My brain is a little bit fried trying to figure this out but I can't seem to get private subnets to connect to the internet to grab updates for example. Basically all I want is web access for these servers. I have tried solutions found in other posts but could easily be missing something since I have been looking at this for quite awhile.
So far I have done the following set up:
- Disable source/destination checking on my NAT instance
- Create a route table for public subnet and set its source to IGW (verified this works)
- Create a route table for private subnet and set its source to the NAT instance
- Create security group for NAT instance with inbound and outbound rules for 80/443 and ssh
- Create security group for private instance with inbound and outbound 80/443 and ssh
I am able to jump on the NAT instance via SSH and then pivot onto the private server, so I know that much is working. I have verified my rules by pinging internal addresses but when I leave the local network that is when I start having problems.
Where do I need to look or what do I need to troubleshoot to help get this narrowed down? Is there some configuration that needs to be done on the NAT instance that I have overlooked?
EDIT: Configuration update
- VPC: 172.16.0.0./16
- Private subnet: 172.16.1.0/24
- Public subnet: 172.16.0.0/24
Private subnet routing table:
Points to NAT instance in public subnet. Unable to access internet, attached EIP to public internet facing interface.

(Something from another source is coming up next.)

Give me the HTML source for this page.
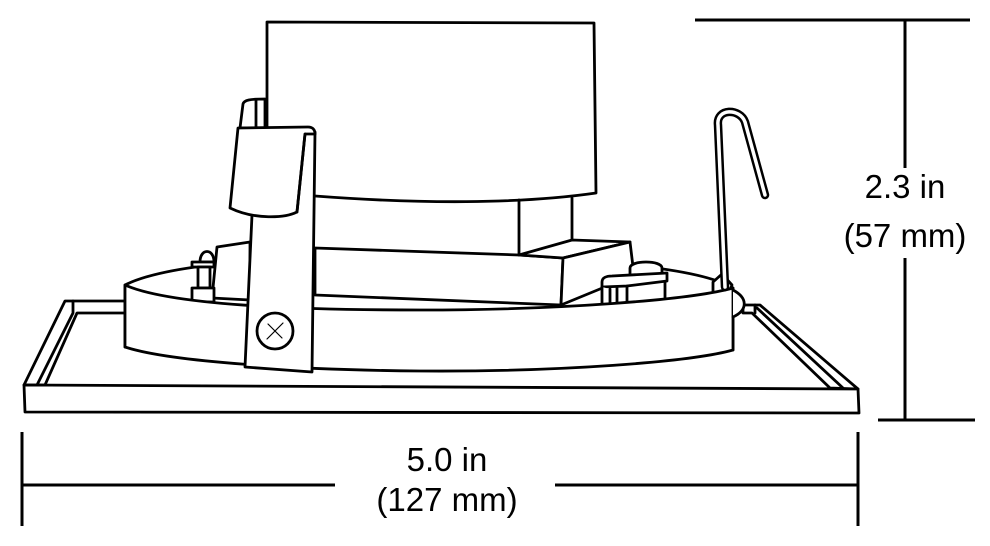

Public subnet routing table:
Points the public subnet at the IGW, I have verified internet access.
Thoughts:
I'm starting to think there is something that needs to be set up or created on the NAT instance that lives in the public subnet to forward traffic from private instances, but I'm not exactly sure what needs to added. I found this post that explains adding a masquerade rule in iptables, is that something that apply to my situation?
yes, you must have iptables masquerading set up on the nat host.
iptables -A POSTROUTING -t nat -s (private-subnet/cidr) -j MASQUERADE
we have the same set up, you've done everything else correctly (disable source check, point private subnet to the interface of the nat instance, point public subnet to the igw).
Just stumbled across this having a similar problem. Assuming you used the wizard to create the NAT instance, the masquerade rule mentioned above would already be there - this is only something you need to add if you're going to "roll your own" NAT instance. (I usually do that so I can double-up on this and also make it an OpenSWAN L2TP/IPSec remote user VPN server).
What I had forgotten to add since the last time I created one of these, were rules which allow all traffic (or at least what you want to allow) from all private security groups or subnets which will route traffic via the NAT instance. The NAT instance will not accept such outbound traffic without rules to allow it - don't just think about what's coming in from the Internet to get to it. Not sure if that's your issue, as you did mention adding 22/80/443 to your NAT security group, but thought I'd suggest this for others who might have a similar problem.
I battled with this for a while, until I found this:
http://docs.aws.amazon.com/AmazonVPC/latest/UserGuide/VPC_NAT_Instance.html#NATInstance
I had set up the NAT server as my own standard (Ubuntu) instance, once I used the Amazon Linux AMI and updated my routing tables it started working.